After this city's Democratic convention, that amendment may be effectively "repealed," because in 2012 Democrat Bill Clinton, his party's only chief executive to have won re-election since FDR, could be said to be running for his third White House term.
To watch President Barack Obama make his first appearance on the Charlotte convention stage there to congratulate and thank Bill Clinton after his speech was to see an expression of admiring awe this observer had never before seen on Obama's face. It was completely understandable, because in less than 45 minutes, the 42nd president had just made a better public case for the Obama administration than the Obama adminstration had made for itself in 45 months.
And a better case than the 44th president would make for himself and his own re-election the next night.

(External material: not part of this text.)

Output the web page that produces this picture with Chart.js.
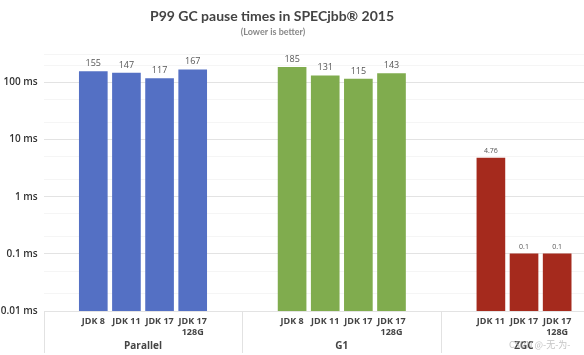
<!DOCTYPE html>
<html><head><meta charset="utf-8">
<script src="https://cdn.jsdelivr.net/npm/chart.js@4.4.1/dist/chart.umd.min.js"></script>
<style>html,body{margin:0;padding:0;background:#fff;overflow:hidden}#wrap{width:584px;height:355px;position:relative}</style>
</head><body><div id="wrap"><canvas id="c" width="584" height="355"></canvas></div>
<script>
const titleText = 'P99 GC pause times in SPECjbb® 2015';
const subtitleText = '(Lower is better)';
const watermarkText = 'CSDN @-无-为-';
const groupNames = ['Parallel', 'G1', 'ZGC'];
const parallelLabels = ['JDK 8', 'JDK 11', 'JDK 17', ['JDK 17', '128G']];
const parallelValues = [155, 147, 117, 167];
const g1Labels = ['JDK 8', 'JDK 11', 'JDK 17', ['JDK 17', '128G']];
const g1Values = [185, 131, 115, 143];
const zgcLabels = ['JDK 11', 'JDK 17', ['JDK 17', '128G']];
const zgcValues = [4.76, 0.1, 0.1];
const yTickValues = [0.01, 0.1, 1, 10, 100];
const yMinorValues = [0.02, 0.05, 0.2, 0.5, 2, 5, 20, 50, 200];
const groupColors = ['#5470c4', '#80ac4e', '#a52a1d'];

const groupLabels = [parallelLabels, g1Labels, zgcLabels];
const groupValues = [parallelValues, g1Values, zgcValues];
const SLOTS_PER_GROUP = 6;
const labelMap = {};
const positions = [];
const datasets = groupValues.map((vals, g) => {
  const data = vals.map((v, i) => {
    const pos = g * SLOTS_PER_GROUP + i;
    labelMap[pos] = groupLabels[g][i];
    positions.push(pos);
    return {x: pos, y: v};
  });
  return {
    label: groupNames[g], data, backgroundColor: groupColors[g],
    borderWidth: 0, barThickness: 28, grouped: false,
    valueFontSize: g === 2 ? 7 : 9
  };
});
const groupCenters = groupLabels.map((l, g) => g * SLOTS_PER_GROUP + (l.length - 1) / 2);
const separators = [-1.5, SLOTS_PER_GROUP - 1.5, 2 * SLOTS_PER_GROUP - 1.5];

const decor = {
  id: 'decor',
  afterDatasetsDraw(chart) {
    const ctx = chart.ctx;
    ctx.save();
    ctx.textAlign = 'center';
    ctx.textBaseline = 'middle';
    chart.data.datasets.forEach((ds, di) => {
      const meta = chart.getDatasetMeta(di);
      meta.data.forEach((bar, i) => {
        ctx.font = ds.valueFontSize + 'px "Open Sans"';
        ctx.fillStyle = '#555';
        ctx.fillText(String(ds.data[i].y), bar.x, bar.y - (ds.valueFontSize === 7 ? 7 : 8));
      });
    });
    ctx.restore();
  },
  afterDraw(chart) {
    const ctx = chart.ctx;
    const xs = chart.scales.x;
    const area = chart.chartArea;
    ctx.save();
    ctx.textAlign = 'center';
    ctx.textBaseline = 'middle';
    ctx.fillStyle = '#444';
    ctx.font = 'bold 14px Lato';
    ctx.fillText(titleText, 272, 16);
    ctx.fillStyle = '#888';
    ctx.font = 'bold 9px Lato';
    ctx.fillText(subtitleText, 273, 32);
    ctx.strokeStyle = '#e2e2e2';
    ctx.lineWidth = 1;
    separators.forEach(s => {
      const px = Math.round(xs.getPixelForValue(s)) + 0.5;
      ctx.beginPath();
      ctx.moveTo(px, area.bottom);
      ctx.lineTo(px, chart.height - 2);
      ctx.stroke();
    });
    ctx.fillStyle = '#444';
    ctx.font = 'bold 10px "Open Sans"';
    groupNames.forEach((n, g) => {
      ctx.fillText(n, xs.getPixelForValue(groupCenters[g]), 346);
    });
    ctx.fillStyle = 'rgba(170,170,170,0.7)';
    ctx.font = '9px "Noto Sans CJK SC"';
    ctx.textAlign = 'left';
    ctx.fillText(watermarkText, 509, 345);
    ctx.restore();
  }
};

new Chart(document.getElementById('c'), {
  type: 'bar',
  data: {datasets},
  options: {
    responsive: false,
    devicePixelRatio: 1,
    animation: false,
    layout: {padding: {top: 54, left: 0, right: 0, bottom: 0}},
    plugins: {legend: {display: false}, tooltip: {enabled: false}},
    scales: {
      x: {
        type: 'linear', min: -1.5, max: 14.81, offset: false,
        grid: {display: false, drawTicks: false},
        border: {display: false},
        afterFit(s) { s.height = 44; },
        afterBuildTicks(s) { s.ticks = positions.map(v => ({value: v})); },
        ticks: {
          autoSkip: false, maxRotation: 0, minRotation: 0, padding: 5,
          color: '#444', font: {family: 'Open Sans', size: 9, weight: 'bold', lineHeight: 1.2},
          callback: v => labelMap[v]
        }
      },
      y: {
        type: 'logarithmic', min: 0.01, max: 316,
        afterFit(s) { s.width = 43.6; },
        afterBuildTicks(s) {
          s.ticks = yTickValues.concat(yMinorValues, [316]).sort((a, b) => a - b).map(v => ({value: v}));
        },
        grid: {
          drawTicks: false, lineWidth: 1,
          color: c => (yTickValues.includes(c.tick.value) ? '#e3e3e3' : '#f5f5f5')
        },
        border: {display: false},
        ticks: {
          autoSkip: false, padding: 6, color: '#333',
          font: {family: 'Open Sans', size: 10, weight: '600'},
          callback: v => (yTickValues.includes(v) ? v + ' ms' : '')
        }
      }
    }
  },
  plugins: [decor]
});
</script></body></html>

There is an old Marine Corps maxim that states that no duty station is better than the one the Marine just left and none is worse than the one to which the Marine is currently assigned.
The same may be true for presidents. Bill Clinton has rebounded from the dark days following his 12th-hour pardon of fugitive financier and tax cheat Marc Rich, a certified sleazeball who had repudiated his own American citizenship. Eleven years later, after humanitarian work on a global scale, Clinton is that rare American ex-president who is not only favorably regarded by seven out of 10 of his countrymen, but who is the featured guest of honor and star attraction at his party's national conventions.
Ironically, the totally scandal-free Barack Obama seeks the political equivalent of "innocence by association" through sharing the spotlight and the platform with the only U.S. president impeached by the U.S. House in the last 144 years.